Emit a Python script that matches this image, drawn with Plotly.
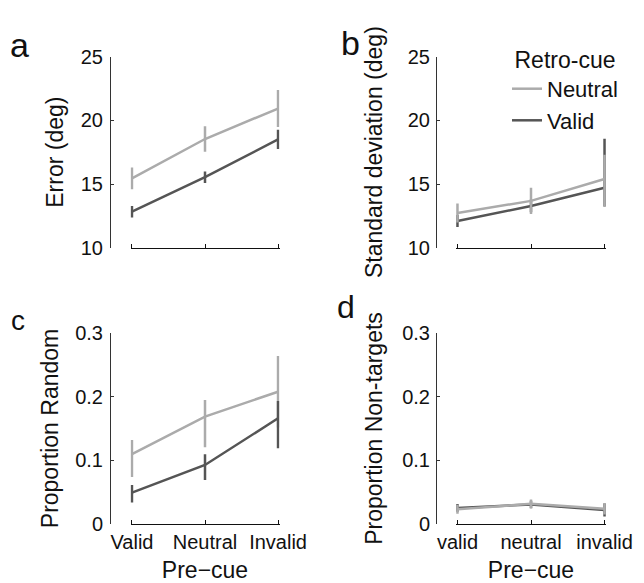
import plotly.graph_objects as go

W, H = 644, 583

# ---------------- data ----------------
x_pos = [1, 2, 3]
ticks_c = ["Valid", "Neutral", "Invalid"]
ticks_d = ["valid", "neutral", "invalid"]

# panel a: Error (deg)
a_neutral = [15.45, 18.53, 20.92]
a_neutral_plus = [0.85, 1.0, 1.45]
a_neutral_minus = [0.85, 1.0, 1.45]
a_valid = [12.83, 15.54, 18.5]
a_valid_plus = [0.45, 0.45, 0.75]
a_valid_minus = [0.45, 0.45, 0.75]

# panel b: Standard deviation (deg)
b_neutral = [12.73, 13.68, 15.39]
b_neutral_plus = [0.74, 1.03, 1.9]
b_neutral_minus = [0.74, 1.03, 2.2]
b_valid = [12.1, 13.28, 14.71]
b_valid_plus = [0.47, 0.5, 3.84]
b_valid_minus = [0.47, 0.5, 1.45]

# panel c: Proportion Random
c_neutral = [0.110, 0.1685, 0.2076]
c_neutral_plus = [0.022, 0.026, 0.056]
c_neutral_minus = [0.036, 0.048, 0.056]
c_valid = [0.0496, 0.0929, 0.166]
c_valid_plus = [0.012, 0.0167, 0.027]
c_valid_minus = [0.0156, 0.0235, 0.047]

# panel d: Proportion Non-targets
d_neutral = [0.0235, 0.032, 0.0245]
d_neutral_plus = [0.007, 0.007, 0.009]
d_neutral_minus = [0.007, 0.007, 0.009]
d_valid = [0.0256, 0.031, 0.0224]
d_valid_plus = [0.006, 0.006, 0.01]
d_valid_minus = [0.006, 0.006, 0.01]

LIGHT = "#ababab"
DARK = "#555555"
FONT = "Liberation Sans, Arial, sans-serif"

fig = go.Figure()


def add(y, plus, minus, color, name, xa, ya, showlegend, rank):
    fig.add_trace(go.Scatter(
        x=x_pos, y=y, mode="lines", name=name,
        line=dict(color=color, width=2.5),
        error_y=dict(type="data", array=plus, arrayminus=minus,
                     color=color, thickness=2.5, width=0, visible=True),
        xaxis=xa, yaxis=ya, showlegend=showlegend, legendrank=rank,
        cliponaxis=False, hoverinfo="skip"))


# panel a
add(a_neutral, a_neutral_plus, a_neutral_minus, LIGHT, "Neutral", "x", "y", False, 1)
add(a_valid, a_valid_plus, a_valid_minus, DARK, "Valid", "x", "y", False, 2)
# panel b (neutral on top)
add(b_valid, b_valid_plus, b_valid_minus, DARK, "Valid", "x2", "y2", True, 2)
add(b_neutral, b_neutral_plus, b_neutral_minus, LIGHT, "Neutral", "x2", "y2", True, 1)
# panel c (valid on top)
add(c_neutral, c_neutral_plus, c_neutral_minus, LIGHT, "Neutral", "x3", "y3", False, 1)
add(c_valid, c_valid_plus, c_valid_minus, DARK, "Valid", "x3", "y3", False, 2)
# panel d
add(d_valid, d_valid_plus, d_valid_minus, DARK, "Valid", "x4", "y4", False, 2)
add(d_neutral, d_neutral_plus, d_neutral_minus, LIGHT, "Neutral", "x4", "y4", False, 1)

xdom_left = [130.5 / W, 279.5 / W]
xdom_right = [456.0 / W, 606.0 / W]
ydom_top = [1 - 247.8 / H, 1 - 56.5 / H]
ydom_bot = [1 - 524.3 / H, 1 - 332.7 / H]
ypos_left = 110.0 / W
ypos_right = 436.0 / W

tickfont = dict(family=FONT, size=20, color="#111111")
titlefont = dict(family=FONT, size=23, color="#111111")


def xaxis(domain, anchor, ticktext, title):
    d = dict(domain=domain, anchor=anchor, range=[0.98, 3.02], automargin=False,
             tickmode="array", tickvals=x_pos, ticktext=ticktext,
             showticklabels=ticktext is not None,
             showline=True, linecolor="#111111", linewidth=1,
             ticks="inside", ticklen=4, tickcolor="#111111",
             showgrid=False, zeroline=False, tickfont=tickfont)
    if title:
        d["title"] = dict(text=title, font=titlefont, standoff=10)
    return d


def yaxis(domain, pos, rng, tickvals, ticktext, title, lab_off, title_off):
    return dict(domain=domain, anchor="free", position=pos, range=rng, automargin=False,
                tickmode="array", tickvals=tickvals, ticktext=ticktext,
                showline=True, linecolor="#333333", linewidth=1,
                ticks="inside", ticklen=3, tickcolor="#333333",
                ticklabelstandoff=lab_off,
                showgrid=False, zeroline=False, tickfont=tickfont,
                title=dict(text=title, font=titlefont, standoff=title_off))


deg_ticks = [10, 15, 20, 25]
deg_text = ["10", "15", "20", "25"]
prop_ticks = [0, 0.1, 0.2, 0.3]
prop_text = ["0", "0.1", "0.2", "0.3"]

fig.update_layout(
    width=W, height=H,
    margin=dict(l=0, r=0, t=0, b=0, autoexpand=False),
    paper_bgcolor="white", plot_bgcolor="white",
    font=dict(family=FONT, color="#111111"),
    xaxis=xaxis(xdom_left, "y", None, None),
    yaxis=yaxis(ydom_top, ypos_left, [10, 25], deg_ticks, deg_text, "Error (deg)", 3, 9),
    xaxis2=xaxis(xdom_right, "y2", None, None),
    yaxis2=yaxis(ydom_top, ypos_right, [10, 25], deg_ticks, deg_text,
                 "Standard deviation (deg)", 2, 17),
    xaxis3=xaxis(xdom_left, "y3", ticks_c, "Pre\u2212cue"),
    yaxis3=yaxis(ydom_bot, ypos_left, [0, 0.3], prop_ticks, prop_text,
                 "Proportion Random", 3, 9),
    xaxis4=xaxis(xdom_right, "y4", ticks_d, "Pre\u2212cue"),
    yaxis4=yaxis(ydom_bot, ypos_right, [0, 0.3], prop_ticks, prop_text,
                 "Proportion Non-targets", 2, 12),
    legend=dict(x=507 / W, y=1 - 38 / H, xanchor="left", yanchor="top",
                bgcolor="rgba(0,0,0,0)", borderwidth=0,
                font=dict(family=FONT, size=22, color="#111111"),
                title=dict(text="Retro-cue", side="top center",
                           font=dict(family=FONT, size=23, color="#111111")),
                itemwidth=30, tracegroupgap=0),
    showlegend=True,
)

letters = [("a", 19.5, 45, 34), ("b", 350, 43, 34), ("c", 18, 320, 28), ("d", 346, 307, 32)]
for t, lx, ly, sz in letters:
    fig.add_annotation(text=t, x=lx / W, y=1 - ly / H, xref="paper", yref="paper",
                       showarrow=False, xanchor="center", yanchor="middle",
                       font=dict(family=FONT, size=sz, color="#111111"))

fig.write_html("out.html", config={"displayModeBar": False},
               post_script="document.body.style.margin='0';document.body.style.overflow='hidden';")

*SET TASK*
Copy the listing word for word, excluding its pictures.

*PROBLEM SOLUTION*
Emit a Python script that matches this image, drawn with Plotly.
import plotly.graph_objects as go

W, H = 644, 583

# ---------------- data ----------------
x_pos = [1, 2, 3]
ticks_c = ["Valid", "Neutral", "Invalid"]
ticks_d = ["valid", "neutral", "invalid"]

# panel a: Error (deg)
a_neutral = [15.45, 18.53, 20.92]
a_neutral_plus = [0.85, 1.0, 1.45]
a_neutral_minus = [0.85, 1.0, 1.45]
a_valid = [12.83, 15.54, 18.5]
a_valid_plus = [0.45, 0.45, 0.75]
a_valid_minus = [0.45, 0.45, 0.75]

# panel b: Standard deviation (deg)
b_neutral = [12.73, 13.68, 15.39]
b_neutral_plus = [0.74, 1.03, 1.9]
b_neutral_minus = [0.74, 1.03, 2.2]
b_valid = [12.1, 13.28, 14.71]
b_valid_plus = [0.47, 0.5, 3.84]
b_valid_minus = [0.47, 0.5, 1.45]

# panel c: Proportion Random
c_neutral = [0.110, 0.1685, 0.2076]
c_neutral_plus = [0.022, 0.026, 0.056]
c_neutral_minus = [0.036, 0.048, 0.056]
c_valid = [0.0496, 0.0929, 0.166]
c_valid_plus = [0.012, 0.0167, 0.027]
c_valid_minus = [0.0156, 0.0235, 0.047]

# panel d: Proportion Non-targets
d_neutral = [0.0235, 0.032, 0.0245]
d_neutral_plus = [0.007, 0.007, 0.009]
d_neutral_minus = [0.007, 0.007, 0.009]
d_valid = [0.0256, 0.031, 0.0224]
d_valid_plus = [0.006, 0.006, 0.01]
d_valid_minus = [0.006, 0.006, 0.01]

LIGHT = "#ababab"
DARK = "#555555"
FONT = "Liberation Sans, Arial, sans-serif"

fig = go.Figure()


def add(y, plus, minus, color, name, xa, ya, showlegend, rank):
    fig.add_trace(go.Scatter(
        x=x_pos, y=y, mode="lines", name=name,
        line=dict(color=color, width=2.5),
        error_y=dict(type="data", array=plus, arrayminus=minus,
                     color=color, thickness=2.5, width=0, visible=True),
        xaxis=xa, yaxis=ya, showlegend=showlegend, legendrank=rank,
        cliponaxis=False, hoverinfo="skip"))


# panel a
add(a_neutral, a_neutral_plus, a_neutral_minus, LIGHT, "Neutral", "x", "y", False, 1)
add(a_valid, a_valid_plus, a_valid_minus, DARK, "Valid", "x", "y", False, 2)
# panel b (neutral on top)
add(b_valid, b_valid_plus, b_valid_minus, DARK, "Valid", "x2", "y2", True, 2)
add(b_neutral, b_neutral_plus, b_neutral_minus, LIGHT, "Neutral", "x2", "y2", True, 1)
# panel c (valid on top)
add(c_neutral, c_neutral_plus, c_neutral_minus, LIGHT, "Neutral", "x3", "y3", False, 1)
add(c_valid, c_valid_plus, c_valid_minus, DARK, "Valid", "x3", "y3", False, 2)
# panel d
add(d_valid, d_valid_plus, d_valid_minus, DARK, "Valid", "x4", "y4", False, 2)
add(d_neutral, d_neutral_plus, d_neutral_minus, LIGHT, "Neutral", "x4", "y4", False, 1)

xdom_left = [130.5 / W, 279.5 / W]
xdom_right = [456.0 / W, 606.0 / W]
ydom_top = [1 - 247.8 / H, 1 - 56.5 / H]
ydom_bot = [1 - 524.3 / H, 1 - 332.7 / H]
ypos_left = 110.0 / W
ypos_right = 436.0 / W

tickfont = dict(family=FONT, size=20, color="#111111")
titlefont = dict(family=FONT, size=23, color="#111111")


def xaxis(domain, anchor, ticktext, title):
    d = dict(domain=domain, anchor=anchor, range=[0.98, 3.02], automargin=False,
             tickmode="array", tickvals=x_pos, ticktext=ticktext,
             showticklabels=ticktext is not None,
             showline=True, linecolor="#111111", linewidth=1,
             ticks="inside", ticklen=4, tickcolor="#111111",
             showgrid=False, zeroline=False, tickfont=tickfont)
    if title:
        d["title"] = dict(text=title, font=titlefont, standoff=10)
    return d


def yaxis(domain, pos, rng, tickvals, ticktext, title, lab_off, title_off):
    return dict(domain=domain, anchor="free", position=pos, range=rng, automargin=False,
                tickmode="array", tickvals=tickvals, ticktext=ticktext,
                showline=True, linecolor="#333333", linewidth=1,
                ticks="inside", ticklen=3, tickcolor="#333333",
                ticklabelstandoff=lab_off,
                showgrid=False, zeroline=False, tickfont=tickfont,
                title=dict(text=title, font=titlefont, standoff=title_off))


deg_ticks = [10, 15, 20, 25]
deg_text = ["10", "15", "20", "25"]
prop_ticks = [0, 0.1, 0.2, 0.3]
prop_text = ["0", "0.1", "0.2", "0.3"]

fig.update_layout(
    width=W, height=H,
    margin=dict(l=0, r=0, t=0, b=0, autoexpand=False),
    paper_bgcolor="white", plot_bgcolor="white",
    font=dict(family=FONT, color="#111111"),
    xaxis=xaxis(xdom_left, "y", None, None),
    yaxis=yaxis(ydom_top, ypos_left, [10, 25], deg_ticks, deg_text, "Error (deg)", 3, 9),
    xaxis2=xaxis(xdom_right, "y2", None, None),
    yaxis2=yaxis(ydom_top, ypos_right, [10, 25], deg_ticks, deg_text,
                 "Standard deviation (deg)", 2, 17),
    xaxis3=xaxis(xdom_left, "y3", ticks_c, "Pre\u2212cue"),
    yaxis3=yaxis(ydom_bot, ypos_left, [0, 0.3], prop_ticks, prop_text,
                 "Proportion Random", 3, 9),
    xaxis4=xaxis(xdom_right, "y4", ticks_d, "Pre\u2212cue"),
    yaxis4=yaxis(ydom_bot, ypos_right, [0, 0.3], prop_ticks, prop_text,
                 "Proportion Non-targets", 2, 12),
    legend=dict(x=507 / W, y=1 - 38 / H, xanchor="left", yanchor="top",
                bgcolor="rgba(0,0,0,0)", borderwidth=0,
                font=dict(family=FONT, size=22, color="#111111"),
                title=dict(text="Retro-cue", side="top center",
                           font=dict(family=FONT, size=23, color="#111111")),
                itemwidth=30, tracegroupgap=0),
    showlegend=True,
)

letters = [("a", 19.5, 45, 34), ("b", 350, 43, 34), ("c", 18, 320, 28), ("d", 346, 307, 32)]
for t, lx, ly, sz in letters:
    fig.add_annotation(text=t, x=lx / W, y=1 - ly / H, xref="paper", yref="paper",
                       showarrow=False, xanchor="center", yanchor="middle",
                       font=dict(family=FONT, size=sz, color="#111111"))

fig.write_html("out.html", config={"displayModeBar": False},
               post_script="document.body.style.margin='0';document.body.style.overflow='hidden';")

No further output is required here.